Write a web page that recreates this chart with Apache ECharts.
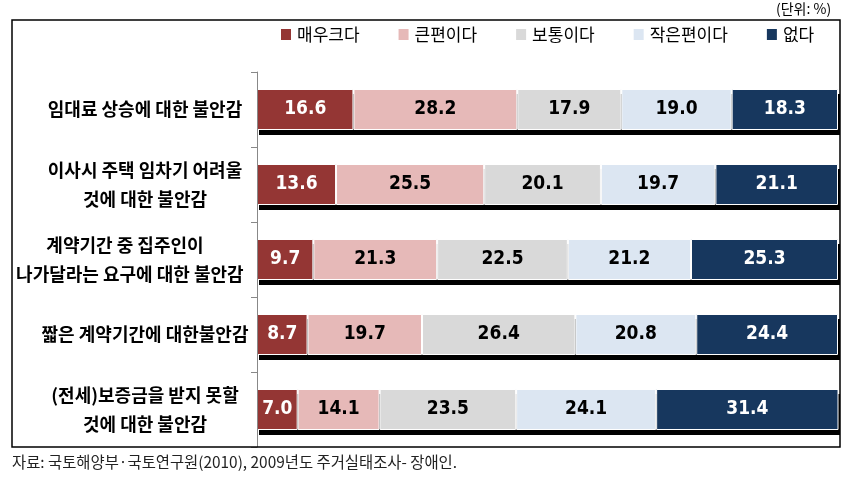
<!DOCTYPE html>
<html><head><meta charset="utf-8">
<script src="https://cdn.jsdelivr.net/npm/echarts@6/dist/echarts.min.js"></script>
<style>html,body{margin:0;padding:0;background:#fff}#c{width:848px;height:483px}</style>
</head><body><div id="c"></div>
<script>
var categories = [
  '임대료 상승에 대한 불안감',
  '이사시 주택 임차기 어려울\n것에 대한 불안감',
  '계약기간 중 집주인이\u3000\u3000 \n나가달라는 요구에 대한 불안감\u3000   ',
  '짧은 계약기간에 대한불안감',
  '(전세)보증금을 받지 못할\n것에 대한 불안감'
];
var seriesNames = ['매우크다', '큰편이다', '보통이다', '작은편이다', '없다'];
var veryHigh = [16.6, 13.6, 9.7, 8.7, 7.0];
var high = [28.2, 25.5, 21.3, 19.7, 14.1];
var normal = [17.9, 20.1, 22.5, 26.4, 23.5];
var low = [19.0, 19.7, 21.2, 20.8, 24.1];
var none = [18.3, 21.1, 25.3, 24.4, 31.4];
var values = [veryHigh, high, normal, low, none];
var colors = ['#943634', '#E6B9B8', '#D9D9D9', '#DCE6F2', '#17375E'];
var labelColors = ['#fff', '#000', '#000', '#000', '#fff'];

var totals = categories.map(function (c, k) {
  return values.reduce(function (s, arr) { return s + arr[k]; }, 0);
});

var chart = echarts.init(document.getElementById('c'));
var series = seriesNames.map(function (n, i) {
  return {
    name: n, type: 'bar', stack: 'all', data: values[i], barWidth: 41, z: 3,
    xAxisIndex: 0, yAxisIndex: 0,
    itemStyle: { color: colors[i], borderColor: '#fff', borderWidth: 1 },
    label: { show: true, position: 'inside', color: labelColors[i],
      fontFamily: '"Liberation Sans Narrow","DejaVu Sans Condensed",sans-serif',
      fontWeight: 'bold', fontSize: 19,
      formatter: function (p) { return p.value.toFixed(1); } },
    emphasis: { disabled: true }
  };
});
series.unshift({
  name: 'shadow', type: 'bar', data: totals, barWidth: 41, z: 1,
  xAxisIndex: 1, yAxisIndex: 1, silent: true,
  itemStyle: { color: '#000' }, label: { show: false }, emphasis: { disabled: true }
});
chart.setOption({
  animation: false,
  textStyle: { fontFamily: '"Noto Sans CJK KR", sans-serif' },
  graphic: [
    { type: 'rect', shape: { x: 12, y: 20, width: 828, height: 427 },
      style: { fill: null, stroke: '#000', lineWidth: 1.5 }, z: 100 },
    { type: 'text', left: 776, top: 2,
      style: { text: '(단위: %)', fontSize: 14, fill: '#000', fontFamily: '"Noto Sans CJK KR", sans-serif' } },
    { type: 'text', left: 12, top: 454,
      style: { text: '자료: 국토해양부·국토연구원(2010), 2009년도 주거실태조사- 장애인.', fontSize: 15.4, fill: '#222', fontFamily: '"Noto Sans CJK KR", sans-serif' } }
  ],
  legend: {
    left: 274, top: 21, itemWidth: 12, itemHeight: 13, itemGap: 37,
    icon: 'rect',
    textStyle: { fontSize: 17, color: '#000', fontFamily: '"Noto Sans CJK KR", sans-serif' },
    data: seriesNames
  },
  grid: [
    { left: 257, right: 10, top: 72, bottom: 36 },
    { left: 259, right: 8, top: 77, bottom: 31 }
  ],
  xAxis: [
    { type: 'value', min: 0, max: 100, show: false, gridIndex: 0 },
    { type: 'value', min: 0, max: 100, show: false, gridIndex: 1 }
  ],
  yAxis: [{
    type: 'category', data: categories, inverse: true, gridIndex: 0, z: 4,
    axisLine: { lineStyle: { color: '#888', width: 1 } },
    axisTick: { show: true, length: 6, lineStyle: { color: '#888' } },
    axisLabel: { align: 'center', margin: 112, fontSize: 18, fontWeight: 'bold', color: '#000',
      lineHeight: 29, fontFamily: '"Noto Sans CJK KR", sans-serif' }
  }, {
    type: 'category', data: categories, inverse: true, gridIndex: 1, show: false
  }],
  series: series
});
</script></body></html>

.....

◆ EXERCISE BRIEF: Print each line of the material above exactly, with the pictures removed from your copy.

◆ SOLUTION TO THIS EXERCISE:
Write a web page that recreates this chart with Apache ECharts.
<!DOCTYPE html>
<html><head><meta charset="utf-8">
<script src="https://cdn.jsdelivr.net/npm/echarts@6/dist/echarts.min.js"></script>
<style>html,body{margin:0;padding:0;background:#fff}#c{width:848px;height:483px}</style>
</head><body><div id="c"></div>
<script>
var categories = [
  '임대료 상승에 대한 불안감',
  '이사시 주택 임차기 어려울\n것에 대한 불안감',
  '계약기간 중 집주인이\u3000\u3000 \n나가달라는 요구에 대한 불안감\u3000   ',
  '짧은 계약기간에 대한불안감',
  '(전세)보증금을 받지 못할\n것에 대한 불안감'
];
var seriesNames = ['매우크다', '큰편이다', '보통이다', '작은편이다', '없다'];
var veryHigh = [16.6, 13.6, 9.7, 8.7, 7.0];
var high = [28.2, 25.5, 21.3, 19.7, 14.1];
var normal = [17.9, 20.1, 22.5, 26.4, 23.5];
var low = [19.0, 19.7, 21.2, 20.8, 24.1];
var none = [18.3, 21.1, 25.3, 24.4, 31.4];
var values = [veryHigh, high, normal, low, none];
var colors = ['#943634', '#E6B9B8', '#D9D9D9', '#DCE6F2', '#17375E'];
var labelColors = ['#fff', '#000', '#000', '#000', '#fff'];

var totals = categories.map(function (c, k) {
  return values.reduce(function (s, arr) { return s + arr[k]; }, 0);
});

var chart = echarts.init(document.getElementById('c'));
var series = seriesNames.map(function (n, i) {
  return {
    name: n, type: 'bar', stack: 'all', data: values[i], barWidth: 41, z: 3,
    xAxisIndex: 0, yAxisIndex: 0,
    itemStyle: { color: colors[i], borderColor: '#fff', borderWidth: 1 },
    label: { show: true, position: 'inside', color: labelColors[i],
      fontFamily: '"Liberation Sans Narrow","DejaVu Sans Condensed",sans-serif',
      fontWeight: 'bold', fontSize: 19,
      formatter: function (p) { return p.value.toFixed(1); } },
    emphasis: { disabled: true }
  };
});
series.unshift({
  name: 'shadow', type: 'bar', data: totals, barWidth: 41, z: 1,
  xAxisIndex: 1, yAxisIndex: 1, silent: true,
  itemStyle: { color: '#000' }, label: { show: false }, emphasis: { disabled: true }
});
chart.setOption({
  animation: false,
  textStyle: { fontFamily: '"Noto Sans CJK KR", sans-serif' },
  graphic: [
    { type: 'rect', shape: { x: 12, y: 20, width: 828, height: 427 },
      style: { fill: null, stroke: '#000', lineWidth: 1.5 }, z: 100 },
    { type: 'text', left: 776, top: 2,
      style: { text: '(단위: %)', fontSize: 14, fill: '#000', fontFamily: '"Noto Sans CJK KR", sans-serif' } },
    { type: 'text', left: 12, top: 454,
      style: { text: '자료: 국토해양부·국토연구원(2010), 2009년도 주거실태조사- 장애인.', fontSize: 15.4, fill: '#222', fontFamily: '"Noto Sans CJK KR", sans-serif' } }
  ],
  legend: {
    left: 274, top: 21, itemWidth: 12, itemHeight: 13, itemGap: 37,
    icon: 'rect',
    textStyle: { fontSize: 17, color: '#000', fontFamily: '"Noto Sans CJK KR", sans-serif' },
    data: seriesNames
  },
  grid: [
    { left: 257, right: 10, top: 72, bottom: 36 },
    { left: 259, right: 8, top: 77, bottom: 31 }
  ],
  xAxis: [
    { type: 'value', min: 0, max: 100, show: false, gridIndex: 0 },
    { type: 'value', min: 0, max: 100, show: false, gridIndex: 1 }
  ],
  yAxis: [{
    type: 'category', data: categories, inverse: true, gridIndex: 0, z: 4,
    axisLine: { lineStyle: { color: '#888', width: 1 } },
    axisTick: { show: true, length: 6, lineStyle: { color: '#888' } },
    axisLabel: { align: 'center', margin: 112, fontSize: 18, fontWeight: 'bold', color: '#000',
      lineHeight: 29, fontFamily: '"Noto Sans CJK KR", sans-serif' }
  }, {
    type: 'category', data: categories, inverse: true, gridIndex: 1, show: false
  }],
  series: series
});
</script></body></html>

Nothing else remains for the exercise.